### [WHAT YOU NEED TO DO]
In your copy, leave out the pictures; write out all the data exactly.

### [RAW DATA]

----------------

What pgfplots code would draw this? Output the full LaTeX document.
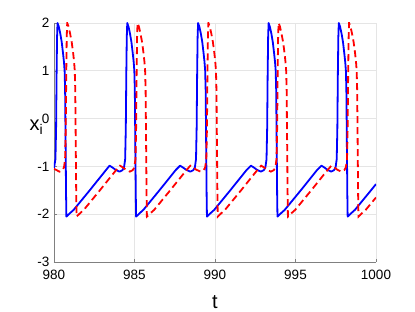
\documentclass[border=0pt]{standalone}
\usepackage{fontspec}
\setmainfont{Liberation Sans}
\usepackage{pgfplots}
\pgfplotsset{compat=1.18}
\begin{document}
\begin{tikzpicture}
\path[use as bounding box] (-54pt,-50pt) rectangle (361pt,262pt);
\begin{axis}[
 at={(0pt,0pt)}, anchor=south west,
 width=322pt, height=239pt, scale only axis,
 xmin=980, xmax=1000, ymin=-3, ymax=2,
 xtick={980,985,990,995,1000}, ytick={-3,-2,-1,0,1,2},
 axis lines*=left,
 axis line style={black!50, line width=0.6pt},
 grid=major, major grid style={black!10, line width=0.6pt},
 tick style={black!50},
 tick align=inside, major tick length=3pt,
 ticklabel style={font=\fontsize{13.5}{16}\selectfont},
 xticklabel style={yshift=-5pt},
 yticklabel style={xshift=-1pt},
 /pgf/number format/assume math mode=true,
 /pgf/number format/set thousands separator={},
 xlabel={t}, ylabel={x\textsubscript{i}},
 label style={font=\fontsize{20}{24}\selectfont},
 xlabel style={at={(axis description cs:0.5,0)}, anchor=base, yshift=-47pt},
 ylabel style={rotate=-90, at={(axis description cs:0,0)}, anchor=base west, xshift=-28pt, yshift=131pt},
]
\addplot[blue, line width=1.8pt, line join=round] coordinates {
(980.00,-1.03) (980.09,-0.85) (980.13,-0.2) (980.16,0.9) (980.19,1.7) (980.22,2.0)
(980.30,1.92) (980.39,1.78) (980.48,1.60) (980.56,1.37) (980.62,1.18) (980.66,1.00)
(980.69,0.6) (980.72,-0.5) (980.75,-1.6) (980.77,-2.05) (981.02,-1.97) (981.22,-1.91)
(982.22,-1.50) (983.22,-1.08) (983.45,-0.985) (983.62,-1.02) (983.82,-1.07) (984.07,-1.11)
(984.25,-1.08) (984.35,-1.02) (984.42,-0.85) (984.46,-0.2) (984.49,0.9) (984.52,1.7) (984.55,2.0)
(984.63,1.92) (984.72,1.78) (984.81,1.60) (984.89,1.37) (984.95,1.18) (984.99,1.00)
(985.02,0.6) (985.05,-0.5) (985.08,-1.6) (985.10,-2.05) (985.35,-1.97) (985.55,-1.91)
(986.55,-1.50) (987.55,-1.08) (987.83,-0.985) (988.00,-1.02) (988.20,-1.07) (988.47,-1.11)
(988.65,-1.08) (988.75,-1.02) (988.82,-0.85) (988.86,-0.2) (988.89,0.9) (988.92,1.7) (988.95,2.0)
(989.03,1.92) (989.12,1.78) (989.21,1.60) (989.29,1.37) (989.35,1.18) (989.39,1.00)
(989.42,0.6) (989.45,-0.5) (989.48,-1.6) (989.50,-2.05) (989.75,-1.97) (989.95,-1.91)
(990.95,-1.50) (991.95,-1.08) (992.23,-0.985) (992.40,-1.02) (992.60,-1.07) (992.85,-1.11)
(993.03,-1.08) (993.13,-1.02) (993.20,-0.85) (993.24,-0.2) (993.27,0.9) (993.30,1.7) (993.33,2.0)
(993.41,1.92) (993.50,1.78) (993.59,1.60) (993.67,1.37) (993.73,1.18) (993.77,1.00)
(993.80,0.6) (993.83,-0.5) (993.86,-1.6) (993.88,-2.05) (994.13,-1.97) (994.33,-1.91)
(995.33,-1.50) (996.33,-1.08) (996.61,-0.985) (996.78,-1.02) (996.98,-1.07) (997.21,-1.11)
(997.39,-1.08) (997.49,-1.02) (997.56,-0.85) (997.60,-0.2) (997.63,0.9) (997.66,1.7) (997.69,2.0)
(997.77,1.92) (997.86,1.78) (997.95,1.60) (998.03,1.37) (998.09,1.18) (998.13,1.00)
(998.16,0.6) (998.19,-0.5) (998.22,-1.6) (998.24,-2.05) (998.49,-1.97) (998.69,-1.91)
(999.69,-1.50) (1000.00,-1.37)
};
\addplot[red, line width=1.8pt, dash pattern=on 7pt off 4pt] coordinates {
(980.00,-1.05) (980.34,-1.11) (980.52,-1.08) (980.62,-1.02) (980.69,-0.85) (980.73,-0.2)
(980.76,0.9) (980.79,1.7) (980.82,2.0) (980.90,1.93) (981.00,1.78) (981.10,1.60)
(981.19,1.37) (981.25,1.18) (981.29,1.00) (981.32,0.6) (981.35,-0.5) (981.38,-1.6)
(981.40,-2.05) (981.65,-1.97) (981.85,-1.91) (982.85,-1.50) (983.85,-1.08) (984.10,-0.985)
(984.27,-1.02) (984.47,-1.07) (984.71,-1.11)
(984.89,-1.08) (984.99,-1.02) (985.06,-0.85) (985.10,-0.2) (985.13,0.9) (985.16,1.7) (985.19,2.0)
(985.27,1.93) (985.37,1.78) (985.47,1.60) (985.56,1.37) (985.62,1.18) (985.66,1.00)
(985.69,0.6) (985.72,-0.5) (985.75,-1.6) (985.77,-2.05) (986.02,-1.97) (986.22,-1.91)
(987.22,-1.50) (988.22,-1.08) (988.47,-0.985) (988.64,-1.02) (988.84,-1.07) (989.11,-1.11)
(989.29,-1.08) (989.39,-1.02) (989.46,-0.85) (989.50,-0.2) (989.53,0.9) (989.56,1.7) (989.59,2.0)
(989.67,1.93) (989.77,1.78) (989.87,1.60) (989.96,1.37) (990.02,1.18) (990.06,1.00)
(990.09,0.6) (990.12,-0.5) (990.15,-1.6) (990.17,-2.05) (990.42,-1.97) (990.62,-1.91)
(991.62,-1.50) (992.62,-1.08) (992.87,-0.985) (993.04,-1.02) (993.24,-1.07) (993.47,-1.11)
(993.65,-1.08) (993.75,-1.02) (993.82,-0.85) (993.86,-0.2) (993.89,0.9) (993.92,1.7) (993.95,2.0)
(994.03,1.93) (994.13,1.78) (994.23,1.60) (994.32,1.37) (994.38,1.18) (994.42,1.00)
(994.45,0.6) (994.48,-0.5) (994.51,-1.6) (994.53,-2.05) (994.78,-1.97) (994.98,-1.91)
(995.98,-1.50) (996.98,-1.08) (997.23,-0.985) (997.40,-1.02) (997.60,-1.07) (997.85,-1.11)
(998.03,-1.08) (998.13,-1.02) (998.20,-0.85) (998.24,-0.2) (998.27,0.9) (998.30,1.7) (998.33,2.0)
(998.41,1.93) (998.51,1.78) (998.61,1.60) (998.70,1.37) (998.76,1.18) (998.80,1.00)
(998.83,0.6) (998.86,-0.5) (998.89,-1.6) (998.91,-2.05) (999.16,-1.97) (999.36,-1.91)
(1000.00,-1.65)
};
\end{axis}
\end{tikzpicture}
\end{document}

----------------

### [THE SOLUTION]
What pgfplots code would draw this? Output the full LaTeX document.
\documentclass[border=0pt]{standalone}
\usepackage{fontspec}
\setmainfont{Liberation Sans}
\usepackage{pgfplots}
\pgfplotsset{compat=1.18}
\begin{document}
\begin{tikzpicture}
\path[use as bounding box] (-54pt,-50pt) rectangle (361pt,262pt);
\begin{axis}[
 at={(0pt,0pt)}, anchor=south west,
 width=322pt, height=239pt, scale only axis,
 xmin=980, xmax=1000, ymin=-3, ymax=2,
 xtick={980,985,990,995,1000}, ytick={-3,-2,-1,0,1,2},
 axis lines*=left,
 axis line style={black!50, line width=0.6pt},
 grid=major, major grid style={black!10, line width=0.6pt},
 tick style={black!50},
 tick align=inside, major tick length=3pt,
 ticklabel style={font=\fontsize{13.5}{16}\selectfont},
 xticklabel style={yshift=-5pt},
 yticklabel style={xshift=-1pt},
 /pgf/number format/assume math mode=true,
 /pgf/number format/set thousands separator={},
 xlabel={t}, ylabel={x\textsubscript{i}},
 label style={font=\fontsize{20}{24}\selectfont},
 xlabel style={at={(axis description cs:0.5,0)}, anchor=base, yshift=-47pt},
 ylabel style={rotate=-90, at={(axis description cs:0,0)}, anchor=base west, xshift=-28pt, yshift=131pt},
]
\addplot[blue, line width=1.8pt, line join=round] coordinates {
(980.00,-1.03) (980.09,-0.85) (980.13,-0.2) (980.16,0.9) (980.19,1.7) (980.22,2.0)
(980.30,1.92) (980.39,1.78) (980.48,1.60) (980.56,1.37) (980.62,1.18) (980.66,1.00)
(980.69,0.6) (980.72,-0.5) (980.75,-1.6) (980.77,-2.05) (981.02,-1.97) (981.22,-1.91)
(982.22,-1.50) (983.22,-1.08) (983.45,-0.985) (983.62,-1.02) (983.82,-1.07) (984.07,-1.11)
(984.25,-1.08) (984.35,-1.02) (984.42,-0.85) (984.46,-0.2) (984.49,0.9) (984.52,1.7) (984.55,2.0)
(984.63,1.92) (984.72,1.78) (984.81,1.60) (984.89,1.37) (984.95,1.18) (984.99,1.00)
(985.02,0.6) (985.05,-0.5) (985.08,-1.6) (985.10,-2.05) (985.35,-1.97) (985.55,-1.91)
(986.55,-1.50) (987.55,-1.08) (987.83,-0.985) (988.00,-1.02) (988.20,-1.07) (988.47,-1.11)
(988.65,-1.08) (988.75,-1.02) (988.82,-0.85) (988.86,-0.2) (988.89,0.9) (988.92,1.7) (988.95,2.0)
(989.03,1.92) (989.12,1.78) (989.21,1.60) (989.29,1.37) (989.35,1.18) (989.39,1.00)
(989.42,0.6) (989.45,-0.5) (989.48,-1.6) (989.50,-2.05) (989.75,-1.97) (989.95,-1.91)
(990.95,-1.50) (991.95,-1.08) (992.23,-0.985) (992.40,-1.02) (992.60,-1.07) (992.85,-1.11)
(993.03,-1.08) (993.13,-1.02) (993.20,-0.85) (993.24,-0.2) (993.27,0.9) (993.30,1.7) (993.33,2.0)
(993.41,1.92) (993.50,1.78) (993.59,1.60) (993.67,1.37) (993.73,1.18) (993.77,1.00)
(993.80,0.6) (993.83,-0.5) (993.86,-1.6) (993.88,-2.05) (994.13,-1.97) (994.33,-1.91)
(995.33,-1.50) (996.33,-1.08) (996.61,-0.985) (996.78,-1.02) (996.98,-1.07) (997.21,-1.11)
(997.39,-1.08) (997.49,-1.02) (997.56,-0.85) (997.60,-0.2) (997.63,0.9) (997.66,1.7) (997.69,2.0)
(997.77,1.92) (997.86,1.78) (997.95,1.60) (998.03,1.37) (998.09,1.18) (998.13,1.00)
(998.16,0.6) (998.19,-0.5) (998.22,-1.6) (998.24,-2.05) (998.49,-1.97) (998.69,-1.91)
(999.69,-1.50) (1000.00,-1.37)
};
\addplot[red, line width=1.8pt, dash pattern=on 7pt off 4pt] coordinates {
(980.00,-1.05) (980.34,-1.11) (980.52,-1.08) (980.62,-1.02) (980.69,-0.85) (980.73,-0.2)
(980.76,0.9) (980.79,1.7) (980.82,2.0) (980.90,1.93) (981.00,1.78) (981.10,1.60)
(981.19,1.37) (981.25,1.18) (981.29,1.00) (981.32,0.6) (981.35,-0.5) (981.38,-1.6)
(981.40,-2.05) (981.65,-1.97) (981.85,-1.91) (982.85,-1.50) (983.85,-1.08) (984.10,-0.985)
(984.27,-1.02) (984.47,-1.07) (984.71,-1.11)
(984.89,-1.08) (984.99,-1.02) (985.06,-0.85) (985.10,-0.2) (985.13,0.9) (985.16,1.7) (985.19,2.0)
(985.27,1.93) (985.37,1.78) (985.47,1.60) (985.56,1.37) (985.62,1.18) (985.66,1.00)
(985.69,0.6) (985.72,-0.5) (985.75,-1.6) (985.77,-2.05) (986.02,-1.97) (986.22,-1.91)
(987.22,-1.50) (988.22,-1.08) (988.47,-0.985) (988.64,-1.02) (988.84,-1.07) (989.11,-1.11)
(989.29,-1.08) (989.39,-1.02) (989.46,-0.85) (989.50,-0.2) (989.53,0.9) (989.56,1.7) (989.59,2.0)
(989.67,1.93) (989.77,1.78) (989.87,1.60) (989.96,1.37) (990.02,1.18) (990.06,1.00)
(990.09,0.6) (990.12,-0.5) (990.15,-1.6) (990.17,-2.05) (990.42,-1.97) (990.62,-1.91)
(991.62,-1.50) (992.62,-1.08) (992.87,-0.985) (993.04,-1.02) (993.24,-1.07) (993.47,-1.11)
(993.65,-1.08) (993.75,-1.02) (993.82,-0.85) (993.86,-0.2) (993.89,0.9) (993.92,1.7) (993.95,2.0)
(994.03,1.93) (994.13,1.78) (994.23,1.60) (994.32,1.37) (994.38,1.18) (994.42,1.00)
(994.45,0.6) (994.48,-0.5) (994.51,-1.6) (994.53,-2.05) (994.78,-1.97) (994.98,-1.91)
(995.98,-1.50) (996.98,-1.08) (997.23,-0.985) (997.40,-1.02) (997.60,-1.07) (997.85,-1.11)
(998.03,-1.08) (998.13,-1.02) (998.20,-0.85) (998.24,-0.2) (998.27,0.9) (998.30,1.7) (998.33,2.0)
(998.41,1.93) (998.51,1.78) (998.61,1.60) (998.70,1.37) (998.76,1.18) (998.80,1.00)
(998.83,0.6) (998.86,-0.5) (998.89,-1.6) (998.91,-2.05) (999.16,-1.97) (999.36,-1.91)
(1000.00,-1.65)
};
\end{axis}
\end{tikzpicture}
\end{document}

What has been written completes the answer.